侮蔑の言葉は余計な情報

議論とは、複数の人間が協力しながら、より良い選択肢を見つけていく作業だとする。このとき、議論を進める上で、いかに相手がとんちんかんなことを言っていても、侮蔑の言葉は余計だろう。「なぜこれをああしたんだ!そうするべきだ」という言い方と、「なぜこれをああしたんだ!アホ!そうするべきだ。バカ野郎!」という言い方では、前者の方がよい。前者の方が感情的に受け入れやすいからではなく、後者の方に余計な情報が入っているからである。もちろん「アホ!」とか「バカ野郎!」という侮蔑の言葉が有効な情報を持っていればいいし、侮蔑の言葉を取り混ぜることによって、議論が進めやすくなるのであればそれでもいいが、だいたいの場合は、議論は進みづらくなってしまう。

もし侮蔑の言葉を議論に織り交ぜることによって、得たい結論に近づくのであれば、それはそれでいい。
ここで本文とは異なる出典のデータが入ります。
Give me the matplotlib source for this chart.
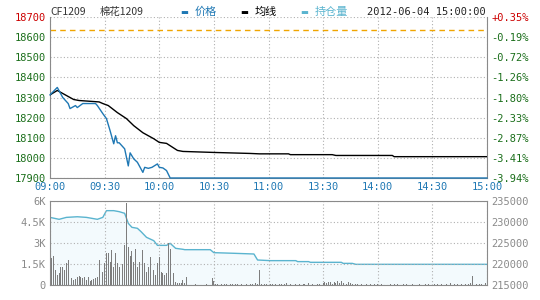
import numpy as np
import matplotlib
matplotlib.use("Agg")
import matplotlib.pyplot as plt

plt.rcParams['font.family'] = ['DejaVu Sans Mono', 'Noto Sans CJK SC']

# price (blue) and average (black) lines, clock time -> value
price_time = ["09:00", "09:04", "09:07", "09:10", "09:11", "09:14", "09:15", "09:18", "09:25",
              "09:26", "09:29", "09:31", "09:33", "09:35", "09:36", "09:37", "09:38", "09:41",
              "09:43", "09:44", "09:46", "09:48", "09:51", "09:52", "09:54", "09:56", "09:59",
              "10:00", "10:02", "10:04", "10:06", "15:00"]
price = [18313, 18350, 18300, 18270, 18245, 18260, 18250, 18270, 18270,
         18260, 18220, 18195, 18135, 18070, 18110, 18075, 18075, 18045,
         17960, 18025, 17995, 17978, 17928, 17953, 17948, 17953, 17970,
         17953, 17950, 17937, 17900, 17900]

avg_time = ["09:00", "09:04", "09:09", "09:13", "09:16", "09:27", "09:29", "09:32", "09:37",
            "09:42", "09:46", "09:51", "09:57", "10:00", "10:04", "10:10", "10:13", "10:30",
            "10:50", "10:55", "11:11", "11:12", "13:35", "13:37", "14:08", "14:09", "15:00"]
avg = [18313, 18335, 18310, 18290, 18285, 18278, 18270, 18260, 18225,
       18195, 18160, 18125, 18095, 18077, 18072, 18037, 18032, 18027,
       18022, 18020, 18020, 18016, 18016, 18012, 18012, 18006, 18006]

prev_settle = 18635

# open interest (right axis of lower panel)
oi_time = ["09:00", "09:05", "09:09", "09:15", "09:20", "09:26", "09:29", "09:31", "09:35",
           "09:38", "09:41", "09:43", "09:45", "09:48", "09:50", "09:53", "09:57", "09:59",
           "10:04", "10:06", "10:09", "10:13", "10:14", "10:28", "10:30", "10:41", "10:52",
           "10:54", "11:01", "11:15", "11:16", "11:22", "11:23", "13:40", "13:41", "13:46",
           "13:48", "15:00"]
oi = [231100, 230640, 231100, 231250, 231100, 230640, 231100, 232700, 232700,
      232460, 232070, 229680, 228730, 228500, 227700, 226350, 225550, 224440,
      224440, 224920, 223730, 223500, 223410, 223410, 222700, 222550, 222380,
      220950, 220800, 220800, 220570, 220570, 220400, 220400, 220150, 220150,
      219920, 219920]

# volume per minute of the session
volume = [
    1500, 1900, 2100, 1070, 700, 830, 1300, 1300, 1070, 1550,
    1800, 600, 500, 360, 400, 550, 640, 550, 500, 550,
    360, 550, 310, 360, 400, 500, 550, 1800, 1600, 950,
    1550, 2300, 2300, 1670, 2500, 1300, 2300, 1550, 1300, 1070,
    1500, 2860, 5830, 2700, 2070, 2400, 1670, 2600, 1300, 1670,
    2140, 2500, 1550, 950, 1300, 2000, 1800, 1070, 700, 1550,
    2000, 950, 830, 700, 830, 2980, 2600, 2000, 830, 240,
    120, 120, 120, 360, 120, 550, 30, 0, 50, 0,
    40, 0, 0, 30, 0, 0, 40, 0, 0, 500,
    300, 80, 60, 0, 50, 0, 70, 40, 0, 90,
    60, 0, 40, 80, 0, 50, 110, 0, 60, 0,
    90, 70, 0, 120, 50, 1100, 60, 0, 80, 50,
    0, 100, 40, 0, 70, 0, 60, 90, 0, 50,
    120, 0, 80, 0, 60, 40, 0, 90, 0, 70,
    50, 0, 110, 0, 60, 80, 0, 40, 90, 0,
    150, 200, 120, 250, 180, 90, 220, 160, 300, 140,
    260, 110, 190, 80, 230, 120, 60, 0, 80, 40,
    0, 70, 0, 50, 90, 0, 60, 0, 40, 0,
    80, 0, 50, 0, 70, 0, 0, 60, 0, 40,
    0, 90, 0, 0, 50, 0, 70, 0, 0, 60,
    0, 40, 0, 80, 0, 0, 50, 0, 60, 0,
    0, 90, 0, 40, 0, 70, 0, 0, 60, 0,
    110, 0, 50, 0, 80, 0, 40, 0, 90, 0,
    60, 120, 640, 0, 70, 0, 50, 90, 0, 110,
]

time_labels = ["09:00", "09:30", "10:00", "10:30", "11:00", "13:30", "14:00", "14:30", "15:00"]
price_ticks = [17900, 18000, 18100, 18200, 18300, 18400, 18500, 18600, 18700]
vol_ticks = [0, 1500, 3000, 4500, 6000]
vol_labels = ["0", "1.5K", "3K", "4.5K", "6K"]
oi_ticks = [215000, 220000, 225000, 230000, 235000]


def session_minute(t):
    h, m = map(int, t.split(":"))
    mins = h * 60 + m - 540
    if mins > 150:  # skip lunch break 11:30-13:30
        mins -= 120
    return mins


BLUE = '#1f78b4'
GREEN = '#1a6e1a'
RED = '#cc0000'
GRAY = '#8a8a8a'
OI_COLOR = '#5ab4cf'
GRID = dict(color='#b0b0b0', linestyle=(0, (1, 2)), linewidth=0.8)

fig = plt.figure(figsize=(5.4, 3.0), dpi=100)
ax1 = fig.add_axes([50 / 540, 1 - 178 / 300, 437 / 540, 161 / 300])
ax2 = fig.add_axes([50 / 540, 1 - 285 / 300, 437 / 540, 84 / 300])

xt = [session_minute(t) for t in time_labels]

# ---- upper panel
ax1.plot([session_minute(t) for t in avg_time], avg, color='black', lw=1.0, zorder=3)
ax1.plot([session_minute(t) for t in price_time], price, color=BLUE, lw=1.0, zorder=4,
         clip_on=False)
ax1.axhline(prev_settle, color='#f0a500', lw=1.0, linestyle=(0, (4, 3)), zorder=2)
ax1.set_xlim(0, 240)
ax1.set_ylim(17900, 18700)
ax1.set_xticks(xt)
ax1.set_xticklabels(time_labels, color=BLUE, fontsize=7.5)
ax1.set_yticks(price_ticks)
ax1.set_yticklabels([str(v) for v in price_ticks], fontsize=7.5)
for lab, v in zip(ax1.get_yticklabels(), price_ticks):
    lab.set_color(RED if v > prev_settle else GREEN)
ax1.tick_params(length=0, pad=3)
ax1.grid(True, **GRID)
ax1.spines['top'].set_visible(False)
for s in ['left', 'right', 'bottom']:
    ax1.spines[s].set_color(GRAY)

ax1r = ax1.twinx()
ax1r.set_ylim(17900, 18700)
ax1r.set_yticks(price_ticks)
pct = [(v / prev_settle - 1) * 100 for v in price_ticks]
ax1r.set_yticklabels([f"{p:+.2f}%" for p in pct], fontsize=7.5)
for lab, p in zip(ax1r.get_yticklabels(), pct):
    lab.set_color(RED if p > 0 else GREEN)
ax1r.tick_params(length=0, pad=3)
for s in ax1r.spines.values():
    s.set_visible(False)

# ---- lower panel
ax2r = ax2.twinx()
ax2.bar(np.arange(len(volume)), volume, width=0.5, color='#7d7d7d', zorder=3)
ax2.set_xlim(0, 240)
ax2.set_ylim(0, 6000)
ax2.set_xticks(xt)
ax2.set_xticklabels([])
ax2.set_yticks(vol_ticks)
ax2.set_yticklabels(vol_labels, color=GRAY, fontsize=7.5)
ax2.tick_params(length=0, pad=3)
ax2.grid(True, **GRID)
for s in ax2.spines.values():
    s.set_color(GRAY)

oi_x = [session_minute(t) for t in oi_time]
ax2r.fill_between(oi_x, oi, 215000, color='#f3fafd', lw=0, zorder=1)
ax2r.plot(oi_x, oi, color=OI_COLOR, lw=1.0, zorder=4)
ax2r.set_ylim(215000, 235000)
ax2r.set_yticks(oi_ticks)
ax2r.set_yticklabels([str(v) for v in oi_ticks], color=GRAY, fontsize=7.5)
ax2r.tick_params(length=0, pad=3)
for s in ax2r.spines.values():
    s.set_visible(False)
ax2.set_zorder(ax2r.get_zorder() + 1)
ax2.patch.set_visible(False)

# ---- header
cjk = ['Noto Sans CJK SC', 'DejaVu Sans']
fig.text(50 / 540, 1 - 12 / 300, "CF1209", fontsize=7.5, color='#333333', va='center', family=cjk)
fig.text(100 / 540, 1 - 12 / 300, "棉花1209", fontsize=7.5, color='#333333', va='center', family=cjk)
for x0, label, col in [(180, "价格", BLUE), (240, "均线", 'black'), (300, "持仓量", OI_COLOR)]:
    fig.text(x0 / 540, 1 - 12 / 300, "▬", fontsize=6, color=col, va='center', family=['DejaVu Sans'])
    fig.text((x0 + 15) / 540, 1 - 12 / 300, label, fontsize=8, color=col, va='center', family=cjk)
fig.text(486 / 540, 1 - 12 / 300, "2012-06-04 15:00:00", fontsize=7.5, color='#222222',
         va='center', ha='right')

fig.savefig("out.png", dpi=100)
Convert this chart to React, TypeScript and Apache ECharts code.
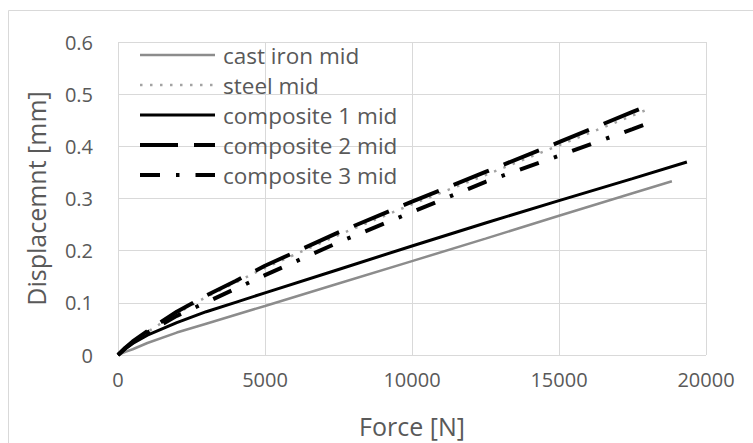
import React, { useEffect, useRef } from "react";
import * as echarts from "echarts";

const xTicks = [0, 5000, 10000, 15000, 20000];
const yTicks = [0, 0.1, 0.2, 0.3, 0.4, 0.5, 0.6];

const seriesNames = [
  "cast iron mid",
  "steel mid",
  "composite 1 mid",
  "composite 2 mid",
  "composite 3 mid",
];

const castIronForce = [0, 250, 500, 1000, 2000, 3000, 5000, 7500, 10000, 12500, 15000, 17500, 18840];
const castIronDisp = [0, 0.006, 0.011, 0.023, 0.043, 0.06, 0.094, 0.137, 0.18, 0.223, 0.267, 0.31, 0.333];

const steelForce = [0, 250, 500, 1000, 2000, 3000, 4000, 5000, 7500, 10000, 12500, 15000, 17500, 18150];
const steelDisp = [0, 0.013, 0.025, 0.044, 0.08, 0.111, 0.139, 0.167, 0.23, 0.289, 0.345, 0.402, 0.459, 0.474];

const comp1Force = [0, 250, 500, 1000, 2000, 3000, 4000, 5000, 7500, 10000, 12500, 15000, 17500, 19350];
const comp1Disp = [0, 0.012, 0.022, 0.038, 0.062, 0.083, 0.101, 0.119, 0.164, 0.209, 0.253, 0.296, 0.338, 0.37];

const comp2Force = [0, 250, 500, 1000, 2000, 3000, 4000, 5000, 7500, 10000, 12500, 15000, 17500, 18200];
const comp2Disp = [0, 0.014, 0.026, 0.046, 0.083, 0.114, 0.142, 0.171, 0.235, 0.294, 0.351, 0.408, 0.466, 0.482];

const comp3Force = [0, 250, 500, 1000, 2000, 3000, 4000, 5000, 7500, 10000, 12500, 15000, 17500, 18130];
const comp3Disp = [0, 0.013, 0.024, 0.043, 0.075, 0.101, 0.127, 0.153, 0.216, 0.274, 0.332, 0.382, 0.433, 0.446];

const pair = (xs: number[], ys: number[]) => xs.map((x, i) => [x, ys[i]]);

export default function App() {
  const ref = useRef<HTMLDivElement>(null);
  useEffect(() => {
    if (!ref.current) return;
    const chart = echarts.init(ref.current, null, { renderer: "svg" });
    const gray = "#595959";
    const grid = "#d9d9d9";
    const styles: { color: string; width: number; type: any }[] = [
      { color: "#8c8c8c", width: 2.5, type: "solid" },
      { color: "#a3a3a3", width: 2.5, type: [2.5, 7.5] },
      { color: "#000000", width: 3, type: "solid" },
      { color: "#000000", width: 4, type: [38, 16] },
      { color: "#000000", width: 4, type: [20, 16, 3.5, 16] },
    ];
    const datasets = [
      pair(castIronForce, castIronDisp),
      pair(steelForce, steelDisp),
      pair(comp1Force, comp1Disp),
      pair(comp2Force, comp2Disp),
      pair(comp3Force, comp3Disp),
    ];
    chart.setOption({
      animation: false,
      textStyle: { fontFamily: "Open Sans" },
      graphic: [
        { type: "line", shape: { x1: 8.5, y1: 10.5, x2: 753, y2: 10.5 }, style: { stroke: grid, lineWidth: 1 } },
        { type: "line", shape: { x1: 8.5, y1: 10.5, x2: 8.5, y2: 443 }, style: { stroke: grid, lineWidth: 1 } },
      ],
      grid: { left: 118, top: 42, width: 588, height: 314, containLabel: false },
      legend: {
        orient: "vertical",
        left: 138,
        top: 40,
        itemWidth: 75,
        itemHeight: 14,
        itemGap: 0,
        padding: 0,
        itemStyle: { opacity: 0, color: "transparent", borderColor: "transparent", borderWidth: 0 },
        data: seriesNames.map((name, i) => ({
          name,
          itemStyle: { opacity: 0, color: "transparent", borderColor: "transparent", borderWidth: 0 },
          lineStyle: { width: styles[i].width, type: styles[i].type, color: styles[i].color, cap: "butt" },
        })),
        textStyle: { color: gray, fontSize: 22.5, lineHeight: 30, fontFamily: "Open Sans", padding: [0, 0, 0, 3] },
      },
      xAxis: {
        type: "value",
        min: xTicks[0],
        max: xTicks[xTicks.length - 1],
        interval: xTicks[1] - xTicks[0],
        name: "Force [N]",
        nameLocation: "middle",
        nameGap: 58,
        nameTextStyle: { color: gray, fontSize: 25, fontFamily: "Open Sans" },
        axisLine: { show: false },
        axisTick: { show: false },
        axisLabel: { color: gray, fontSize: 20, margin: 14, fontFamily: "Open Sans", formatter: (v: number) => String(v) },
        splitLine: { show: true, lineStyle: { color: grid, width: 1 } },
      },
      yAxis: {
        type: "value",
        min: yTicks[0],
        max: yTicks[yTicks.length - 1],
        interval: 0.1,
        name: "Displacemnt [mm]",
        nameLocation: "middle",
        nameGap: 70,
        nameTextStyle: { color: gray, fontSize: 25, fontFamily: "Open Sans" },
        axisLine: { show: false },
        axisTick: { show: false },
        axisLabel: {
          color: gray,
          fontSize: 20,
          margin: 25,
          fontFamily: "Open Sans",
          formatter: (v: number) => String(Math.round(v * 10) / 10),
        },
        splitLine: { show: true, lineStyle: { color: grid, width: 1 } },
      },
      series: seriesNames.map((name, i) => ({
        name,
        type: "line",
        data: datasets[i],
        symbol: "none",
        showSymbol: false,
        lineStyle: { color: styles[i].color, width: styles[i].width, type: styles[i].type, cap: "butt" },
        itemStyle: { color: styles[i].color },
        emphasis: { disabled: true },
      })),
    });
    return () => chart.dispose();
  }, []);
  return (
    <div
      ref={ref}
      style={{ position: "fixed", left: 0, top: 0, width: 753, height: 443, background: "#fff" }}
    />
  );
}
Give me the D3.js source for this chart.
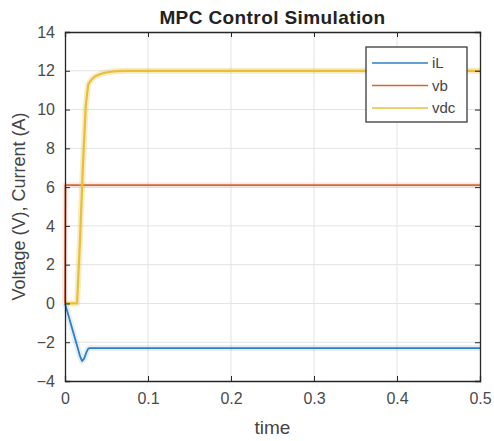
<!DOCTYPE html>
<html>
<head>
<meta charset="utf-8">
<script src="https://cdn.jsdelivr.net/npm/d3@7"></script>
<style>
  body { margin: 0; background: #fff; }
  svg { font-family: Arial, "Liberation Sans", Helvetica, sans-serif; }
  .grid line { stroke: #e3e3e3; stroke-width: 1; }
  .axis path, .axis line { stroke: #262626; }
  .axis text { fill: #4a4a4a; font-size: 16px; }
</style>
</head>
<body>
<svg id="chart"></svg>
<script>
// time samples and series
const iLTime = [0, 0.005, 0.01, 0.015, 0.018, 0.0205, 0.023, 0.026, 0.028, 0.03, 0.5];
const iLValues = [0, -0.75, -1.5, -2.25, -2.7, -2.97, -2.85, -2.5, -2.33, -2.3, -2.3];

const vbTime = [0, 0.0005, 0.5];
const vbValues = [0, 6.1, 6.1];

const vdcTime = [0, 0.0145, 0.018, 0.0217, 0.025, 0.028, 0.032, 0.036, 0.042, 0.048, 0.055, 0.062, 0.072, 0.5];
const vdcValues = [0, 0, 3.2, 7.2, 10.2, 11.3, 11.55, 11.7, 11.82, 11.9, 11.95, 11.98, 12, 12];

const xTicks = [0, 0.1, 0.2, 0.3, 0.4, 0.5];
const yTicks = [-4, -2, 0, 2, 4, 6, 8, 10, 12, 14];
const seriesNames = ['iL', 'vb', 'vdc'];
const seriesColors = ['#2f7fc1', '#d9643a', '#e8bf3a'];
const haloOpacity = [0.12, 0.12, 0.3];

const config = {
  width: 494, height: 441,
  margin: {top: 32, right: 14, bottom: 60, left: 65}
};

const svg = d3.select('#chart')
    .attr('width', config.width)
    .attr('height', config.height);

const w = config.width - config.margin.left - config.margin.right;
const h = config.height - config.margin.top - config.margin.bottom;

const chart = svg.append('g')
    .attr('transform', `translate(${config.margin.left},${config.margin.top})`);

const xScale = d3.scaleLinear().domain([0, 0.5]).range([0, w]);
const yScale = d3.scaleLinear().domain([-4, 14]).range([h, 0]);

// grid
chart.append('g').attr('class', 'grid')
  .selectAll('line').data(xTicks.slice(1, -1)).join('line')
    .attr('x1', d => xScale(d)).attr('x2', d => xScale(d))
    .attr('y1', 0).attr('y2', h);
chart.append('g').attr('class', 'grid')
  .selectAll('line').data(yTicks.slice(1, -1)).join('line')
    .attr('x1', 0).attr('x2', w)
    .attr('y1', d => yScale(d)).attr('y2', d => yScale(d));

// series
const series = [
  {name: 'iL', t: iLTime, v: iLValues},
  {name: 'vb', t: vbTime, v: vbValues},
  {name: 'vdc', t: vdcTime, v: vdcValues}
];
const line = d3.line().x(d => xScale(d[0])).y(d => yScale(d[1]));

series.forEach((s, i) => {
  const pts = s.t.map((t, j) => [t, s.v[j]]);
  // soft halo like the jpeg blur
  chart.append('path')
      .attr('d', line(pts))
      .attr('fill', 'none')
      .attr('stroke', seriesColors[i])
      .attr('stroke-opacity', haloOpacity[i])
      .attr('stroke-width', 6)
      .attr('stroke-linejoin', 'round');
  chart.append('path')
      .attr('d', line(pts))
      .attr('fill', 'none')
      .attr('stroke', seriesColors[i])
      .attr('stroke-width', i === 2 ? 2.2 : 1.8)
      .attr('stroke-linejoin', 'round');
});

// axes (ticks inward, box on all sides)
const xAxisB = d3.axisBottom(xScale).tickValues(xTicks).tickSize(-5).tickPadding(12)
    .tickFormat(d => d === 0 ? '0' : d3.format('.1f')(d));
const xAxisT = d3.axisTop(xScale).tickValues(xTicks).tickSize(-5).tickFormat('');
const yAxisL = d3.axisLeft(yScale).tickValues(yTicks).tickSize(-5).tickPadding(10);
const yAxisR = d3.axisRight(yScale).tickValues(yTicks).tickSize(-5).tickFormat('');

chart.append('g').attr('class', 'axis').attr('transform', `translate(0,${h})`).call(xAxisB);
chart.append('g').attr('class', 'axis').call(xAxisT);
chart.append('g').attr('class', 'axis').call(yAxisL);
chart.append('g').attr('class', 'axis').attr('transform', `translate(${w},0)`).call(yAxisR);
chart.selectAll('.axis path').attr('stroke-width', 1.3);

// legend
const legend = chart.append('g')
    .attr('transform', `translate(${366 - config.margin.left},${47 - config.margin.top})`);
legend.append('rect')
    .attr('width', 101).attr('height', 75)
    .attr('fill', '#fff').attr('stroke', '#3a3a3a').attr('stroke-width', 1.3);
seriesNames.forEach((n, i) => {
  const y = 16 + i * 22.5;
  legend.append('line')
      .attr('x1', 6).attr('x2', 62).attr('y1', y).attr('y2', y)
      .attr('stroke', seriesColors[i]).attr('stroke-width', 1.5);
  legend.append('text')
      .attr('x', 66).attr('y', y).attr('dy', '0.35em')
      .attr('fill', '#444').style('font-size', '15px')
      .text(n);
});

// titles
svg.append('text')
    .attr('x', config.margin.left + w / 2).attr('y', 24)
    .attr('text-anchor', 'middle')
    .style('font-size', '19px').style('font-weight', 'bold').attr('fill', '#222')
    .style('letter-spacing', '0.4px')
    .text('MPC Control Simulation');
svg.append('text')
    .attr('x', config.margin.left + w / 2).attr('y', 434)
    .attr('text-anchor', 'middle')
    .style('font-size', '19px').attr('fill', '#444')
    .text('time');
svg.append('text')
    .attr('transform', `translate(25,${config.margin.top + h / 2}) rotate(-90)`)
    .attr('text-anchor', 'middle')
    .style('font-size', '18px').attr('fill', '#444')
    .text('Voltage (V), Current (A)');
</script>
</body>
</html>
ただし、侮蔑の言葉に対する人の反応はそれぞれであるため、侮蔑の言葉を交ぜない方が予測がしやすい。外交みたいに、事前に取り得る選択肢をきっちり検証した上で、戦略的に侮蔑の言葉を投げかけるのであれば、それはそれでいいのだろうが、一般の人間がそこまでやるのは難しいだろう。